Liberia: “You Are Called to Build”

Reverend Dr. James Bombo Sellee as Bishop Coadjutor of Liberia.

The Rev. Dr. James B. Sellee, Provost and Priest-in-Charge of Trinity Cathedral, the lead parish in the Episcopal Diocese of Liberia, was on April 24 consecrated as the church’s new Diocesan Archbishop.  He officially takes over on June 5, from the Rt. Rev. Dr. Jonathan B.B. Hart, Archbishop of the Province of West Africa and head of the Liberian Diocese, who will on that date officially retire.

For a Lofa youth, who did not start school until he was 15 years old, young James Bombo Selle has done extremely well with his life.

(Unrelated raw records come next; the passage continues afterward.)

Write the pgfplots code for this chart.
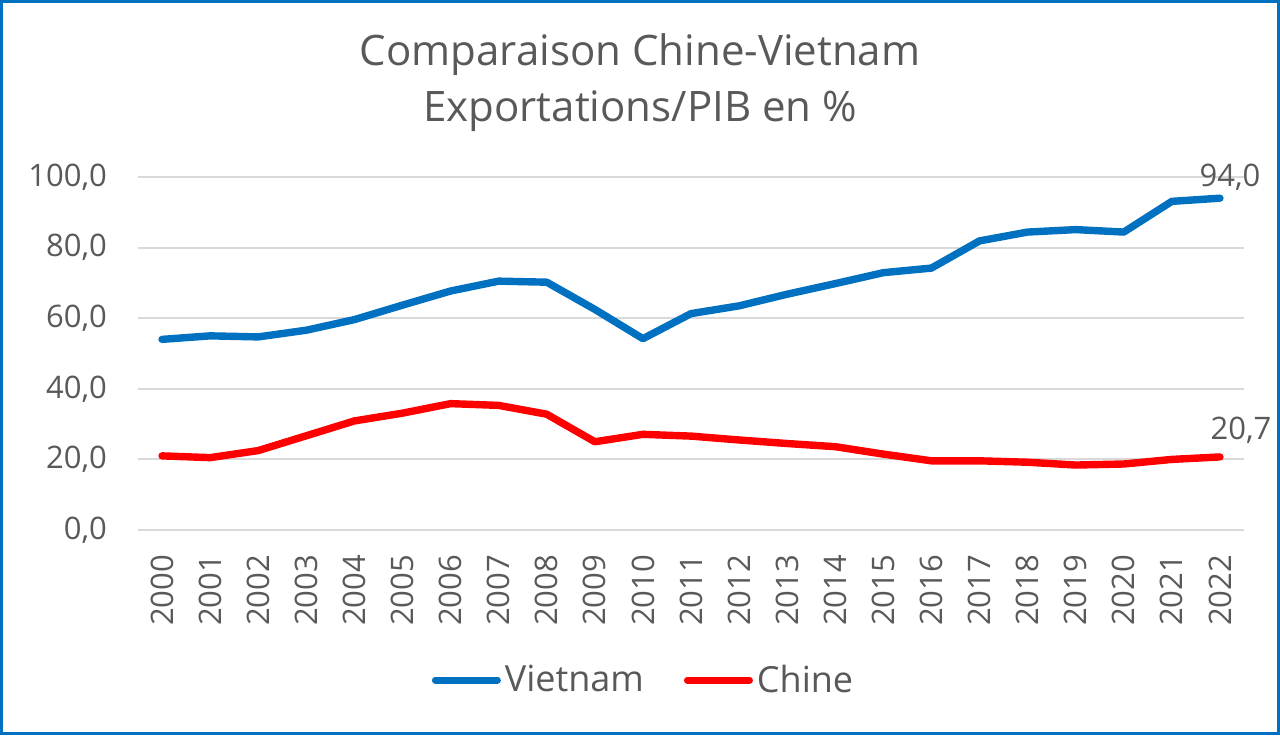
\documentclass[border=0pt]{standalone}
\usepackage{fontspec}
\setmainfont{Open Sans}
\usepackage{pgfplots}
\pgfplotsset{compat=1.18}
\definecolor{vnblue}{HTML}{0070C0}
\definecolor{cnred}{HTML}{FF0000}
\definecolor{txt}{HTML}{595959}
\definecolor{gridc}{HTML}{D9D9D9}

\begin{document}
\begin{tikzpicture}
\useasboundingbox (0,0) rectangle (640pt,367.5pt);
% outer frame
\draw[vnblue, line width=1.5pt] (0.75pt,0.75pt) rectangle (639.25pt,366.75pt);
\begin{axis}[
  at={(69pt,102.5pt)}, anchor=south west,
  scale only axis, width=553pt, height=176.5pt,
  xmin=-0.5, xmax=22.5, ymin=0, ymax=100,
  axis line style={draw=none},
  major tick length=0pt,
  ytick={0,20,...,100},
  ymajorgrids, grid style={gridc, line width=1pt},
  xtick={0,...,22},
  xticklabels={2000,2001,2002,2003,2004,2005,2006,2007,2008,2009,2010,2011,2012,2013,2014,2015,2016,2017,2018,2019,2020,2021,2022},
  xticklabel style={rotate=90, anchor=east, font=\fontsize{15.5}{18}\selectfont, text=txt},
  xticklabel shift=9pt,
  yticklabel style={font=\fontsize{15.5}{18}\selectfont, text=txt},
  yticklabel shift=12pt,
  /pgf/number format/.cd, fixed, fixed zerofill, precision=1, use comma, 1000 sep={}, assume math mode=true,
  /pgfplots/.cd,
  title={Comparaison Chine-Vietnam\\Exportations/PIB en \%},
  title style={at={(0.454,1.233)}, anchor=center, align=center, font=\fontsize{21}{28}\selectfont, text=txt},
  legend columns=2,
  legend style={at={(0.458,-0.425)}, anchor=center, draw=none, fill=none,
    font=\fontsize{18}{21}\selectfont, text=txt,
    /tikz/every even column/.append style={column sep=18pt}},
  legend image code/.code={\draw[#1, line width=3.5pt, line cap=round] (0pt,0pt) -- (31pt,0pt);},
]
\addplot[vnblue, line width=3.7pt, line join=round, line cap=round] coordinates {
  (0,54.0) (1,55.0) (2,54.7) (3,56.6) (4,59.6) (5,63.7) (6,67.7) (7,70.5)
  (8,70.2) (9,62.5) (10,54.2) (11,61.3) (12,63.5) (13,66.8) (14,69.8)
  (15,72.9) (16,74.2) (17,81.9) (18,84.4) (19,85.1) (20,84.4) (21,93.1) (22,94.0)
};
\addlegendentry{Vietnam}
\addplot[cnred, line width=3.7pt, line join=round, line cap=round] coordinates {
  (0,21.0) (1,20.5) (2,22.5) (3,26.7) (4,30.9) (5,33.1) (6,35.8) (7,35.3)
  (8,32.8) (9,25.0) (10,27.1) (11,26.6) (12,25.5) (13,24.5) (14,23.6)
  (15,21.5) (16,19.6) (17,19.6) (18,19.2) (19,18.4) (20,18.7) (21,20.0) (22,20.7)
};
\addlegendentry{Chine}
% value labels on the last year
\addplot[draw=none, forget plot, point meta=y, nodes near coords,
  nodes near coords style={anchor=center, xshift=5pt, yshift=10.5pt,
    font=\fontsize{15.5}{18}\selectfont, text=txt}] coordinates {(22,94.0)};
\addplot[draw=none, forget plot, point meta=y, nodes near coords,
  nodes near coords style={anchor=center, xshift=10.5pt, yshift=13.5pt,
    font=\fontsize{15.5}{18}\selectfont, text=txt}] coordinates {(22,20.7)};
\end{axis}
\end{tikzpicture}
\end{document}
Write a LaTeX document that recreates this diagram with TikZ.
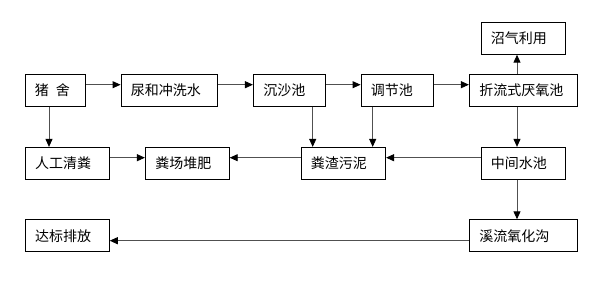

Father Selle, as he has for many years been popularly called, hails from Upper Lofa County, where the Episcopal Church was planted in the early part of the last century by Holy Cross missionaries from the United States of America.  The leading Paramount Chief in Upper Lofa, the eminent Tamba Taylor of Foya District, was touched by the Episcopal Church and became a lifelong Episcopalian. 

James Bombo Selle was born in Lofa’s Kolahun District and did not start school until he was 15 years old, when his parents sent him to Gbarnga, capital of Bong County.

As can be reckoned, he took his education seriously and went on to complete elementary and high school, before entering Cuttington College and Divinity School (now Cuttington University), in Suacoco, Bong County, founded in 1889 by Robert Cutting of the Episcopal Church of USA.  It was in the Protestant Episcopal Church in Gbarnga, Bong County that Fr. Selle was baptized in 1980 and started school. 

Upon completion of high school in Gbarnga he entered Cuttington University College (now Cuttington University), graduating with a Bachelor’s degree in Theology.  He later traveled to England, where he took the PhD degree in Theology in 2003. 

“Theology is the only thing I have done all my life,” he told the Daily Observer yesterday.  That is what is called FOCUS.  We pray that all of our young people in Liberia, yea Africa, will learn to be FOCUSED, for that is the key to success.  Here is this poor boy from Lofa County who, because he has been focused all his life, particularly in Theology, has now succeeded in obtaining the highest position in his church, Archbishop of the Episcopal Church of Liberia.

We pray that Archbishop Selle will remember and take seriously the words preached by Sunday’s preacher, the Rt. Rev. Dr. Daniel Sylvanus Mensah Torto, Bishop of the Province of Accra, who preached Sunday’s sermon.  Our reporter, David Yates, who covered Sunday’s consecration celebration, said Dr. Torto prayed that Almighty God would grant the new Bishop Coadjutor the grace, wisdom, strength and support he would always need in the discharge of his ecclesiastical responsibilities. 

The mission of Archbishop Sellee is threefold, Bishop Torto said: “to teach the word of God, sanctify the church and govern it.  “It is the season for restorative leadership in the Episcopal Church — a time to build and preach the word of the Lord to His servants.”

“The people will come from afar and bless you because you are a servant of the Lord.  In the glory of the gentiles you shall boast.”

“You shall eat the fruits of the gentiles and never labor in vain.  Remember, it is God who has qualified you because He has called you.  Twelve bishops have come before you and you are the 13th.”

Archbishop Sellee is faced with the tough and challenging task of revitalizing the Episcopal Diocese of Liberia.  First and foremost, he has to embark on a dynamic evangelization program that will bring Episcopalians and Liberians in general closer to God and widen its episcopacy; secondly, Archbishop Sellee must rebuild and revitalize the church’s educational institutions, beginning with his alma maters in Bolahun and Gbarnga and, of course, Cuttington University, where he took his first Theology degree.  All of these and other Episcopal educational institutions need to be improved, expanded and strengthened in order to continue the great work they have been doing for decades in educating Liberians, other Africans and people from other parts of the world. 

We recall that in the 1960s Cuttington, the church’s highest institution of learning, attracted students from all over Africa, including Nigeria, Ghana, Cameroon, Rhodesia (now Zimbabwe) and South Africa.  There was even an exchange of teachers and students from many institutions of higher learning in the United States.

Archbishop Selle’s challenge is to restore Cuttington’s greatness as one of Africa’s leading institutions of higher learning, indeed one of the world’s.